BRIEF —
Copy all lines in which the word "this" can be found.

PROVIDED INFORMATION —

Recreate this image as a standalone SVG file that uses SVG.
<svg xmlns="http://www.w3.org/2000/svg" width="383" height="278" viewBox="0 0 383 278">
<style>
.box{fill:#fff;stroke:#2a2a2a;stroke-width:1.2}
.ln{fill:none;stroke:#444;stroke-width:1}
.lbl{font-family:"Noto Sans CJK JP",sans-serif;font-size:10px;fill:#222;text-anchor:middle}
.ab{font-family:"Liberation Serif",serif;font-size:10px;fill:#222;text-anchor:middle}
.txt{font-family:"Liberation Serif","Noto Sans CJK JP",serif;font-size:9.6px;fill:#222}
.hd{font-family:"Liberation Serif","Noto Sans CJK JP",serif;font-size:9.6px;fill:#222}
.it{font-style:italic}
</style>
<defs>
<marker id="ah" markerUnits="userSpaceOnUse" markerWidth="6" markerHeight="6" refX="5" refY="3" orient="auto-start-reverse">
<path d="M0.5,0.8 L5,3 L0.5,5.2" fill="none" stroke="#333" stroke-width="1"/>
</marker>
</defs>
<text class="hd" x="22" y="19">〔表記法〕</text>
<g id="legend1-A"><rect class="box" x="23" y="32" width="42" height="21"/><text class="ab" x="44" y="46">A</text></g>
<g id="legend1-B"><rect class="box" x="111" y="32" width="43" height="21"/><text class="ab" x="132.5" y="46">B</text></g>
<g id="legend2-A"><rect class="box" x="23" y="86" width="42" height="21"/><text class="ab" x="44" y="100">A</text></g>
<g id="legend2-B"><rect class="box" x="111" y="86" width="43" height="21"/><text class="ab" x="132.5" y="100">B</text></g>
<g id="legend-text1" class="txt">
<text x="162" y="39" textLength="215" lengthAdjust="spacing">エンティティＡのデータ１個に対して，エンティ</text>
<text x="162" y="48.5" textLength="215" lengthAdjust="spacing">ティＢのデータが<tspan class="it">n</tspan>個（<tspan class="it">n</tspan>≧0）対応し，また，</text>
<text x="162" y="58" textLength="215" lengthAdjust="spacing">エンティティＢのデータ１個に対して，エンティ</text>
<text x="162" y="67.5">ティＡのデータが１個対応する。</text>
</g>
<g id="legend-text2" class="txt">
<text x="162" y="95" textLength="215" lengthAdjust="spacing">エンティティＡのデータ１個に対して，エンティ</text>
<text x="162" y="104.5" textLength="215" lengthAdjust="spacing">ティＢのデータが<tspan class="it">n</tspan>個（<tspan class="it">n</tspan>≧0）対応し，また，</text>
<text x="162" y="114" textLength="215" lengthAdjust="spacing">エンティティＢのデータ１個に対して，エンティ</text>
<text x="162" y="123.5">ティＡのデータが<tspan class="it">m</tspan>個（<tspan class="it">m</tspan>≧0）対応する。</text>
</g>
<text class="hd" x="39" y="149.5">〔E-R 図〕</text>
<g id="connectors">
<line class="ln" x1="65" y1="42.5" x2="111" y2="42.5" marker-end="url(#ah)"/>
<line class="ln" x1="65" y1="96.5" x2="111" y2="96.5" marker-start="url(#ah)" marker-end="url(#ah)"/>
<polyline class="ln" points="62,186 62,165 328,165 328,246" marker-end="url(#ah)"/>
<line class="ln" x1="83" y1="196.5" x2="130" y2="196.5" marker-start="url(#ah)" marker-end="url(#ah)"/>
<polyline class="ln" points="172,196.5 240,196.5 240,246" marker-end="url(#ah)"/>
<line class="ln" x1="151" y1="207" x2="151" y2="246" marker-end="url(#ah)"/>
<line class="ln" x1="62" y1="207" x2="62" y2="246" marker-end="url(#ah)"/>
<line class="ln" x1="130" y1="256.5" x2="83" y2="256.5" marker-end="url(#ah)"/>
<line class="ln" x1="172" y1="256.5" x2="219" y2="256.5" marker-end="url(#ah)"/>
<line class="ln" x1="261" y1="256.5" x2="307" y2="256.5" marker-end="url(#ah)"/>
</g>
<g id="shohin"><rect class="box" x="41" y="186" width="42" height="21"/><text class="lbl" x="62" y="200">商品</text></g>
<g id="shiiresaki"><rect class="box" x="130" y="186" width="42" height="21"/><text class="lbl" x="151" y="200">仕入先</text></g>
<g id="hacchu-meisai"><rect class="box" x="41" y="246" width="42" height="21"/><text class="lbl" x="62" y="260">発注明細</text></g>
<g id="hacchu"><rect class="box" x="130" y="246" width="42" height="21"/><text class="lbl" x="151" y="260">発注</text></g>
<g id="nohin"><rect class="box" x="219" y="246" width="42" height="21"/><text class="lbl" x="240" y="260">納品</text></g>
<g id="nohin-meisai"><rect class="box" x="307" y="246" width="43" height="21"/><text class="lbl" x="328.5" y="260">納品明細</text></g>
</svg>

---

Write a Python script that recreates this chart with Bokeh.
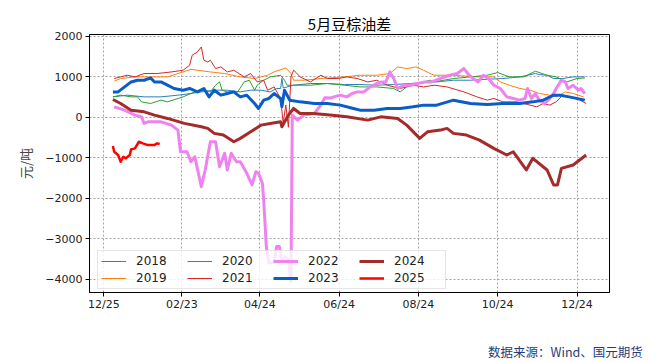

RESPONSE —
Recreate this image as a standalone SVG file that uses SVG.
Write a Python script that recreates this chart with Bokeh.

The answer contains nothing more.